** Begin **
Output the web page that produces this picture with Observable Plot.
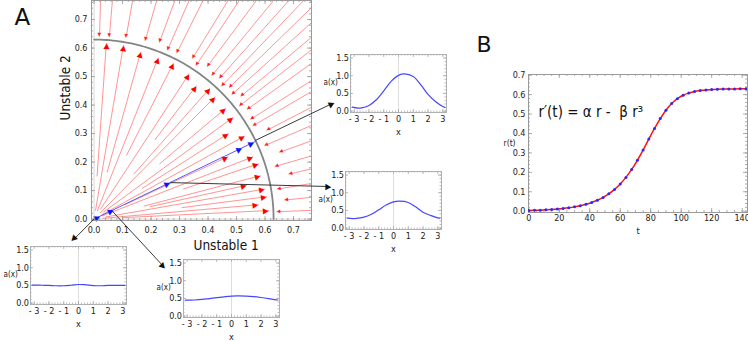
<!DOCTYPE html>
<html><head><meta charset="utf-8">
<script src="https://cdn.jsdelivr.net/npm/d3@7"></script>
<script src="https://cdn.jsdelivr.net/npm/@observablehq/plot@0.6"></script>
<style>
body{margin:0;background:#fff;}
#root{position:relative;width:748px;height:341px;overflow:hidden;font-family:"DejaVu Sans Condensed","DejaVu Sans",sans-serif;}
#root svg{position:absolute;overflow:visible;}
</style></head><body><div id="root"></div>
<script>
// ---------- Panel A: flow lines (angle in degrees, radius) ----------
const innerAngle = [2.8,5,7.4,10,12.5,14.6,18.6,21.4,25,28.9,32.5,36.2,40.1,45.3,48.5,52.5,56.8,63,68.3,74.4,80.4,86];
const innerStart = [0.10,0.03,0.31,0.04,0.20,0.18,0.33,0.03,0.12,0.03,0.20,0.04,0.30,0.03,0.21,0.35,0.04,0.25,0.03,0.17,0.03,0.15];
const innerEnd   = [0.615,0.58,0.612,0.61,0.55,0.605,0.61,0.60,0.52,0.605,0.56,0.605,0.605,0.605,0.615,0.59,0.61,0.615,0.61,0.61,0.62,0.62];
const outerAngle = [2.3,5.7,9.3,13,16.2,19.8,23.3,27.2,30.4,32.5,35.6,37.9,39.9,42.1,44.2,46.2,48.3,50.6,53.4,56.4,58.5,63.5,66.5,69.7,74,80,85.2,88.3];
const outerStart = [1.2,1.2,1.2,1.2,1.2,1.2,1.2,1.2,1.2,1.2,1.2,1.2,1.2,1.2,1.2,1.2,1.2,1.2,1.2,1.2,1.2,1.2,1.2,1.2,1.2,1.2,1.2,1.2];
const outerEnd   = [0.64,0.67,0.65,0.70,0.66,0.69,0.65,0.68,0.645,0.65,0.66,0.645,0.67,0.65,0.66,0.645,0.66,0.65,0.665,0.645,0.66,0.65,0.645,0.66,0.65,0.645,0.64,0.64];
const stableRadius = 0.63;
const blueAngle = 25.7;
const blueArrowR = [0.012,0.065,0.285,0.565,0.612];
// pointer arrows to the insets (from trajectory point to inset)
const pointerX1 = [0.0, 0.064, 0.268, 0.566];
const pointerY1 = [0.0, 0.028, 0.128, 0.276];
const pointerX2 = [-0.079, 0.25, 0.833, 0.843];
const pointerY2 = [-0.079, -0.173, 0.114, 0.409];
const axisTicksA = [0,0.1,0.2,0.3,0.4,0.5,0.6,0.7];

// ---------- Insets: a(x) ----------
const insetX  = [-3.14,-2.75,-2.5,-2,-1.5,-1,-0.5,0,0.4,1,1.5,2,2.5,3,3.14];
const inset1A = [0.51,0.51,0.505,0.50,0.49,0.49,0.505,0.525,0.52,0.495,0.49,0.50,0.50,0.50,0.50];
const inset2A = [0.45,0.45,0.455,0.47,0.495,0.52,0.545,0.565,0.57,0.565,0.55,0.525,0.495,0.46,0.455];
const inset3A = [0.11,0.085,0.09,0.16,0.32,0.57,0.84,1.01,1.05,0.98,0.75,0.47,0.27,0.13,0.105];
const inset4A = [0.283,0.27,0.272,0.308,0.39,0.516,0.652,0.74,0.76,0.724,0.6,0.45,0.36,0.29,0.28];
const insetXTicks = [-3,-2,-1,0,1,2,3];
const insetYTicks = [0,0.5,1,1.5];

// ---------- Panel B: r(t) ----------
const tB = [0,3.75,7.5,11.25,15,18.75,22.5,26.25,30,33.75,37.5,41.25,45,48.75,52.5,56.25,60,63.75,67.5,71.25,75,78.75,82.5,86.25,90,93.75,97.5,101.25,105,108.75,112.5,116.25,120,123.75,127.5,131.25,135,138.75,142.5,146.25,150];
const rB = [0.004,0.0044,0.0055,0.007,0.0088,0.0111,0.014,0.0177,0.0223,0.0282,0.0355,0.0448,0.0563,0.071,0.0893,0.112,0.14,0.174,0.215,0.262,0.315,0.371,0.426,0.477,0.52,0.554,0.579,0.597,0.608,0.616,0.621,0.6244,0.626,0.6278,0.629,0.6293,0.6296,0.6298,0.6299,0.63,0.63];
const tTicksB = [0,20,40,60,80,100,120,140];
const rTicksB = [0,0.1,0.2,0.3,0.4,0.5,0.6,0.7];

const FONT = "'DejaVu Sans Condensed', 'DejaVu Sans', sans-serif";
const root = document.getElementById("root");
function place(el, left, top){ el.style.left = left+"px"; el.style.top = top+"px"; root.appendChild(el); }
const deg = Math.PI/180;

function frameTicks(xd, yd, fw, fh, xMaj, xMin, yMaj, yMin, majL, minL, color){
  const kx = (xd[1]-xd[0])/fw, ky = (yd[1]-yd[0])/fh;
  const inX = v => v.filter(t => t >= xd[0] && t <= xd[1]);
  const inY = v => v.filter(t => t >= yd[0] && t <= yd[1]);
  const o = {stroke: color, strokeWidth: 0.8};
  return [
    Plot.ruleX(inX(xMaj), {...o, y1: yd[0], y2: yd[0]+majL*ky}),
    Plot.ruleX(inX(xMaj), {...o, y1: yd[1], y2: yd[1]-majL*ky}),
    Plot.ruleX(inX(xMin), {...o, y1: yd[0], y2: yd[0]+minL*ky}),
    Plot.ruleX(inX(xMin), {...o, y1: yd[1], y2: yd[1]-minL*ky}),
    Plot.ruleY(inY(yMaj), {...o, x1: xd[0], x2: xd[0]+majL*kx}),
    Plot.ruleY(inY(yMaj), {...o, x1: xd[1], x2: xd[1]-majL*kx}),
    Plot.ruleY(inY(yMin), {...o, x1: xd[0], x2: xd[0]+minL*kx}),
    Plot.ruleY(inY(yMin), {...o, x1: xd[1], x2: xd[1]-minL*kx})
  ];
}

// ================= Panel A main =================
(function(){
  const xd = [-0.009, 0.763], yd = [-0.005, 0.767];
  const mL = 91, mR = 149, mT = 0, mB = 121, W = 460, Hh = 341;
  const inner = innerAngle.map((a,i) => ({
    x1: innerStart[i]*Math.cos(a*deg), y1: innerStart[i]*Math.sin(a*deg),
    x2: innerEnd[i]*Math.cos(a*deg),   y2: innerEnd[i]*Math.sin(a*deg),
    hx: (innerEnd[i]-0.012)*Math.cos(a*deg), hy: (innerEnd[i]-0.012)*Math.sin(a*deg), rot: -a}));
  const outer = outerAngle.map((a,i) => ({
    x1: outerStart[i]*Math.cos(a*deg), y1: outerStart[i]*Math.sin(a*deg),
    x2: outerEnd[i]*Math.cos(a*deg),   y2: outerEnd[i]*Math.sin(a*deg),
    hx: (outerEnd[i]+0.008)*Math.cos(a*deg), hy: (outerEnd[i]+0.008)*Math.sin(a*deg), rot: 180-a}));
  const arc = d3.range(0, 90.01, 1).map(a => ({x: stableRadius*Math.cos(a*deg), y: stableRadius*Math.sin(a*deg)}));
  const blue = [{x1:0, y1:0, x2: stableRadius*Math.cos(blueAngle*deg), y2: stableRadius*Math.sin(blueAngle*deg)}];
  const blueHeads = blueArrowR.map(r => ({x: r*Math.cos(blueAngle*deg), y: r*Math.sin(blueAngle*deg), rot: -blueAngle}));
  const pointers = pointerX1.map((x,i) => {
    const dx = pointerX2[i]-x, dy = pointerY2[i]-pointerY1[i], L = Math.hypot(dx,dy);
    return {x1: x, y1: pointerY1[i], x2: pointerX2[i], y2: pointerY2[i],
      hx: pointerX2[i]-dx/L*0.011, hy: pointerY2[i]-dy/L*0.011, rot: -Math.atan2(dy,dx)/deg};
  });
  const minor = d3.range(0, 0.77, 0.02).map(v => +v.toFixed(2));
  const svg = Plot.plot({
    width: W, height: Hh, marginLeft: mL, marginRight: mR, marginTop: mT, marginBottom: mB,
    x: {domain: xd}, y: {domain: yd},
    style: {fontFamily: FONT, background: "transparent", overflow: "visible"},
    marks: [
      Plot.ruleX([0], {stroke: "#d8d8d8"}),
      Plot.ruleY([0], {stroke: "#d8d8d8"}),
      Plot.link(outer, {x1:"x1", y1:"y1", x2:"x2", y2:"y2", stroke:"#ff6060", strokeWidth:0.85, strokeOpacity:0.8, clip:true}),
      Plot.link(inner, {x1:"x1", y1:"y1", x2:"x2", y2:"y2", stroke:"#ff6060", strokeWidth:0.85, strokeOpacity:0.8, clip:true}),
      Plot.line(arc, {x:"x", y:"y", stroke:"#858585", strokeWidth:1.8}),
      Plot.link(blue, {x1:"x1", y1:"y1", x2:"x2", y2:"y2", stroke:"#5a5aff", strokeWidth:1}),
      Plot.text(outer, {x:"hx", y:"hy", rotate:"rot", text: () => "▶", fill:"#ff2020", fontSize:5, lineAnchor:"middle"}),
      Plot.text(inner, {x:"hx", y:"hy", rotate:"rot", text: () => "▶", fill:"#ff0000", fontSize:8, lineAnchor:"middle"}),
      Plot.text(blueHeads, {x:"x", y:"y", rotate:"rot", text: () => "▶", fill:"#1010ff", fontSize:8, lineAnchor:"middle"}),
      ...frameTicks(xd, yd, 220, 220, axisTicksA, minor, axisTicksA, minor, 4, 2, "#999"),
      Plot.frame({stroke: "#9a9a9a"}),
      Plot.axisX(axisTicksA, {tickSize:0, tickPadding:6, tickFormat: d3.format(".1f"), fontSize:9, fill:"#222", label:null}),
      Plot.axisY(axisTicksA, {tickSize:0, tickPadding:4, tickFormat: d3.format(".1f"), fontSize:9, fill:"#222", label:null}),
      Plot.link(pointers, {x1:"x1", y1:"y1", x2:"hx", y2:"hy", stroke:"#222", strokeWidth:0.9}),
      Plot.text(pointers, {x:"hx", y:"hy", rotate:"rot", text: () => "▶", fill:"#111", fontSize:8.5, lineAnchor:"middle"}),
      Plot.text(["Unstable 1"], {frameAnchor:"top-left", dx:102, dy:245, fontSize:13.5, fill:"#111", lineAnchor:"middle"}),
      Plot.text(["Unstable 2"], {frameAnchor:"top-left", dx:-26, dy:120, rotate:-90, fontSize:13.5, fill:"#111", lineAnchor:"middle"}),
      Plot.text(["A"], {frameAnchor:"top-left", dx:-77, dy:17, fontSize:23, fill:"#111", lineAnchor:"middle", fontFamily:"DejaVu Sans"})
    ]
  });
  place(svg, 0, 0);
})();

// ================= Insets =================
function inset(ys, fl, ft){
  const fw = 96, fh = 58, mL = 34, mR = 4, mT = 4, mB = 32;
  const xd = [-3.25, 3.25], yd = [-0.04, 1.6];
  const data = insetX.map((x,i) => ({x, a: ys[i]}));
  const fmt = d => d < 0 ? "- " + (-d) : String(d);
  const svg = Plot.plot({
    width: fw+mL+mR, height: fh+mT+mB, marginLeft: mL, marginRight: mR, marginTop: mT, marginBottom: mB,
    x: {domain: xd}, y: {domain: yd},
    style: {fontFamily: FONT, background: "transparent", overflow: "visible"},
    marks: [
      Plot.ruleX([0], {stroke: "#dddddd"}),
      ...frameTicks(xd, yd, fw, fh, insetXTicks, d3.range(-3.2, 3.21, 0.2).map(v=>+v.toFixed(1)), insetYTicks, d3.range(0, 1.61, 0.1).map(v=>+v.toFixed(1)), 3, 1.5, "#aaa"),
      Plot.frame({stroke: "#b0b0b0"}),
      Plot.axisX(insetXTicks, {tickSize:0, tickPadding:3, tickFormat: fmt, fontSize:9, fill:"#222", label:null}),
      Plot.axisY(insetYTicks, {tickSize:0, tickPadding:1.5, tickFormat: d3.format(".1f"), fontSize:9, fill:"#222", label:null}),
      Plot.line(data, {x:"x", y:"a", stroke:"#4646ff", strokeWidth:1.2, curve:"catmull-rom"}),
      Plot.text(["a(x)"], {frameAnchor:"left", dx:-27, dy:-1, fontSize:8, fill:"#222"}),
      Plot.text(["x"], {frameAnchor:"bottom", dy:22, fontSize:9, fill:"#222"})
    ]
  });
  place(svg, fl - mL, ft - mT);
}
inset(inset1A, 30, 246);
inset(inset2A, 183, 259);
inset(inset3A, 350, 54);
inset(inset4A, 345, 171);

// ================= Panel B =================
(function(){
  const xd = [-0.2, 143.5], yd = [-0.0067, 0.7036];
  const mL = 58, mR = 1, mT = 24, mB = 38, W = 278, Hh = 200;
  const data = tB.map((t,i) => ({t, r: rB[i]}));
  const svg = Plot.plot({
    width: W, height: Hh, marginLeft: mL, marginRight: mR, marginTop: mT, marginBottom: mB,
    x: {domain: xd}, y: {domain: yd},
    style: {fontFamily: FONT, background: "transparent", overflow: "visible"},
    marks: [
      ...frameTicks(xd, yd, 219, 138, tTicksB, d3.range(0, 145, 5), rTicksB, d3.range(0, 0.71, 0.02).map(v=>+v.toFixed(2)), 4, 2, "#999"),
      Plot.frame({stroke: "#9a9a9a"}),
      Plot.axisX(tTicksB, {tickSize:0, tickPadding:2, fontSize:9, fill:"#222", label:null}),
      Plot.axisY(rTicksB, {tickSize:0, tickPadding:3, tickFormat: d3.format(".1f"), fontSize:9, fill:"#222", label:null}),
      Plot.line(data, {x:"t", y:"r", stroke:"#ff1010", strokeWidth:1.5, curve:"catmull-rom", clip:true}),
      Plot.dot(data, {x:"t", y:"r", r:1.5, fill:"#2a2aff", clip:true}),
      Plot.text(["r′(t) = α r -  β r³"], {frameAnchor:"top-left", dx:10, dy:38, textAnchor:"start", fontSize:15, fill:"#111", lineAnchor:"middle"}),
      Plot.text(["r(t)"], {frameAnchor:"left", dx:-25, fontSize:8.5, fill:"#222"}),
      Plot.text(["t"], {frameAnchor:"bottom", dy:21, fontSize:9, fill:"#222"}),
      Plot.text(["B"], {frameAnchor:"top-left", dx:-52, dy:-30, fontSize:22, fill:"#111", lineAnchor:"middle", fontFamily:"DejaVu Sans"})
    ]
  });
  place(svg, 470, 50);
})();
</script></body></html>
** End **
** Begin **
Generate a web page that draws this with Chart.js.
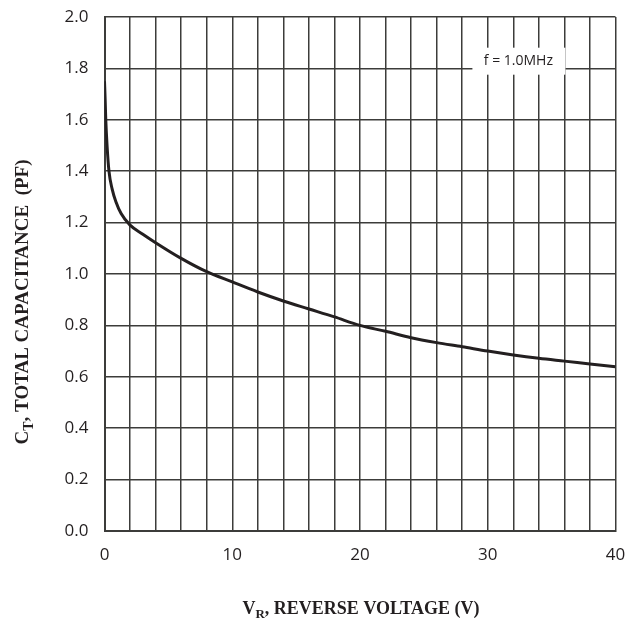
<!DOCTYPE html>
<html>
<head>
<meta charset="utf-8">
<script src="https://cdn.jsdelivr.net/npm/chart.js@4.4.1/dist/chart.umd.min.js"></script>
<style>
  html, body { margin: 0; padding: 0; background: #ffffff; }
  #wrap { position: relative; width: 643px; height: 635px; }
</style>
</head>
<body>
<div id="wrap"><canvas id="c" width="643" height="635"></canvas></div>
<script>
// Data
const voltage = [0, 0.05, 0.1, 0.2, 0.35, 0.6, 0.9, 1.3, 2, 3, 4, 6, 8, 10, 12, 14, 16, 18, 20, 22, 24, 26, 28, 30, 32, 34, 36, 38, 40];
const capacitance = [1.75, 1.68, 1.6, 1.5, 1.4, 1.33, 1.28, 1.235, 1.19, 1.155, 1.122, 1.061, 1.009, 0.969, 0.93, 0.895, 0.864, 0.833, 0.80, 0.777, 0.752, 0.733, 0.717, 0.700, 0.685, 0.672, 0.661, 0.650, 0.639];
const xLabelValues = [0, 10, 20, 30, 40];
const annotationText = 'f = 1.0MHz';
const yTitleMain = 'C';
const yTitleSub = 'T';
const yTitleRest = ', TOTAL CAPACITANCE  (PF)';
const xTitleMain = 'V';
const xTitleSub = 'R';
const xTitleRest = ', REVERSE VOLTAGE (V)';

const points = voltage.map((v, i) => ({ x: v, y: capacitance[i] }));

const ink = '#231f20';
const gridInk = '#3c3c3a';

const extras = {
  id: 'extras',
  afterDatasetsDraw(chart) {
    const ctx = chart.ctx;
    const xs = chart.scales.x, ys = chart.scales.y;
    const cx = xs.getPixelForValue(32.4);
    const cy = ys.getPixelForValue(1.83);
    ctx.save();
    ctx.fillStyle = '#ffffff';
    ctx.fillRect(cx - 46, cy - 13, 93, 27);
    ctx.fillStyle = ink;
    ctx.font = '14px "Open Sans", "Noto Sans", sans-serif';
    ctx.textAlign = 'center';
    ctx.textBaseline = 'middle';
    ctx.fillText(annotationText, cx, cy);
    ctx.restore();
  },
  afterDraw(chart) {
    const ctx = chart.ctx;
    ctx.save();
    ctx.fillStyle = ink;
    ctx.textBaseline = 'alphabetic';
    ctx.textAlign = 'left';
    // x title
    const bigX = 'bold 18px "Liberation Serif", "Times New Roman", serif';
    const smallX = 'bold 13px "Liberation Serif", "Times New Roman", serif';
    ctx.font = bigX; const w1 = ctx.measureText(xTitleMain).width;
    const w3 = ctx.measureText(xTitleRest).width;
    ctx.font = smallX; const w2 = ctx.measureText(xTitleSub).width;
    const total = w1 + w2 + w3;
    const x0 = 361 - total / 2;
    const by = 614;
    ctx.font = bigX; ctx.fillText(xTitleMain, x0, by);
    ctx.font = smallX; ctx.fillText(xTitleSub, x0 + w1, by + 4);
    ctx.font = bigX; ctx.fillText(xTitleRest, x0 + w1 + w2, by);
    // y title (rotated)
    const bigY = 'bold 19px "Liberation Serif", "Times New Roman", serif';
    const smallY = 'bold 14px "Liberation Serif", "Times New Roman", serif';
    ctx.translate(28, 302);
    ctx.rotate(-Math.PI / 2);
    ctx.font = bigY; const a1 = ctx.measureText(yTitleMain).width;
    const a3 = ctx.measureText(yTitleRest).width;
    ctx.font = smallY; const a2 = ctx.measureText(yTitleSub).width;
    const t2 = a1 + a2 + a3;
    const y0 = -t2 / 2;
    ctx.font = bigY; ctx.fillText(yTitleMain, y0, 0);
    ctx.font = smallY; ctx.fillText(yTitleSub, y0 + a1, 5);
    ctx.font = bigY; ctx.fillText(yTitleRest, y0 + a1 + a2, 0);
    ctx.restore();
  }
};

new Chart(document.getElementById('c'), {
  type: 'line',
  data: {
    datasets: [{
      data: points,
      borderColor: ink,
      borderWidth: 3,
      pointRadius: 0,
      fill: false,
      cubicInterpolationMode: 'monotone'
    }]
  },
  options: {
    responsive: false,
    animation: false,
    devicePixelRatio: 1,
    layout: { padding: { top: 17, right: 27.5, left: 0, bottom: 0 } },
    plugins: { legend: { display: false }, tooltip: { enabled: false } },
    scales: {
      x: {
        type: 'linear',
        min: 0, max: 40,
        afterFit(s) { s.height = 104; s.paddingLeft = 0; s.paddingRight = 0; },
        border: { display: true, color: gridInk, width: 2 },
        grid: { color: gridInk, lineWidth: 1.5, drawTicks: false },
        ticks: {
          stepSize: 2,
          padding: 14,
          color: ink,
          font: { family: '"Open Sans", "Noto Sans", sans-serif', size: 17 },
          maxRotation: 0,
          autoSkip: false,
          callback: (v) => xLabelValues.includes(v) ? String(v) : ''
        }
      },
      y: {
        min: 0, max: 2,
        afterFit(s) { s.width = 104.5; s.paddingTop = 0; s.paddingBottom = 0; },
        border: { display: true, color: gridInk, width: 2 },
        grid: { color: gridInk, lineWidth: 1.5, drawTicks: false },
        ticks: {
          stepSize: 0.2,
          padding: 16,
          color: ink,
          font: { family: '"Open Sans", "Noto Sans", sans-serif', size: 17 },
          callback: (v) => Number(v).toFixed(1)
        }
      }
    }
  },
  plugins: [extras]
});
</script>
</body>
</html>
** End **
* _Objective_: Exclude any pictures, and restate word for word the lines from the one containing "Output the web" through the one containing "const axisTicksA = [0,0.1,0.2,0.3,0.4,0.5,0.6,0.7];", both included.

* _The result_:
Output the web page that produces this picture with Observable Plot.
<!DOCTYPE html>
<html><head><meta charset="utf-8">
<script src="https://cdn.jsdelivr.net/npm/d3@7"></script>
<script src="https://cdn.jsdelivr.net/npm/@observablehq/plot@0.6"></script>
<style>
body{margin:0;background:#fff;}
#root{position:relative;width:748px;height:341px;overflow:hidden;font-family:"DejaVu Sans Condensed","DejaVu Sans",sans-serif;}
#root svg{position:absolute;overflow:visible;}
</style></head><body><div id="root"></div>
<script>
// ---------- Panel A: flow lines (angle in degrees, radius) ----------
const innerAngle = [2.8,5,7.4,10,12.5,14.6,18.6,21.4,25,28.9,32.5,36.2,40.1,45.3,48.5,52.5,56.8,63,68.3,74.4,80.4,86];
const innerStart = [0.10,0.03,0.31,0.04,0.20,0.18,0.33,0.03,0.12,0.03,0.20,0.04,0.30,0.03,0.21,0.35,0.04,0.25,0.03,0.17,0.03,0.15];
const innerEnd   = [0.615,0.58,0.612,0.61,0.55,0.605,0.61,0.60,0.52,0.605,0.56,0.605,0.605,0.605,0.615,0.59,0.61,0.615,0.61,0.61,0.62,0.62];
const outerAngle = [2.3,5.7,9.3,13,16.2,19.8,23.3,27.2,30.4,32.5,35.6,37.9,39.9,42.1,44.2,46.2,48.3,50.6,53.4,56.4,58.5,63.5,66.5,69.7,74,80,85.2,88.3];
const outerStart = [1.2,1.2,1.2,1.2,1.2,1.2,1.2,1.2,1.2,1.2,1.2,1.2,1.2,1.2,1.2,1.2,1.2,1.2,1.2,1.2,1.2,1.2,1.2,1.2,1.2,1.2,1.2,1.2];
const outerEnd   = [0.64,0.67,0.65,0.70,0.66,0.69,0.65,0.68,0.645,0.65,0.66,0.645,0.67,0.65,0.66,0.645,0.66,0.65,0.665,0.645,0.66,0.65,0.645,0.66,0.65,0.645,0.64,0.64];
const stableRadius = 0.63;
const blueAngle = 25.7;
const blueArrowR = [0.012,0.065,0.285,0.565,0.612];
// pointer arrows to the insets (from trajectory point to inset)
const pointerX1 = [0.0, 0.064, 0.268, 0.566];
const pointerY1 = [0.0, 0.028, 0.128, 0.276];
const pointerX2 = [-0.079, 0.25, 0.833, 0.843];
const pointerY2 = [-0.079, -0.173, 0.114, 0.409];
const axisTicksA = [0,0.1,0.2,0.3,0.4,0.5,0.6,0.7];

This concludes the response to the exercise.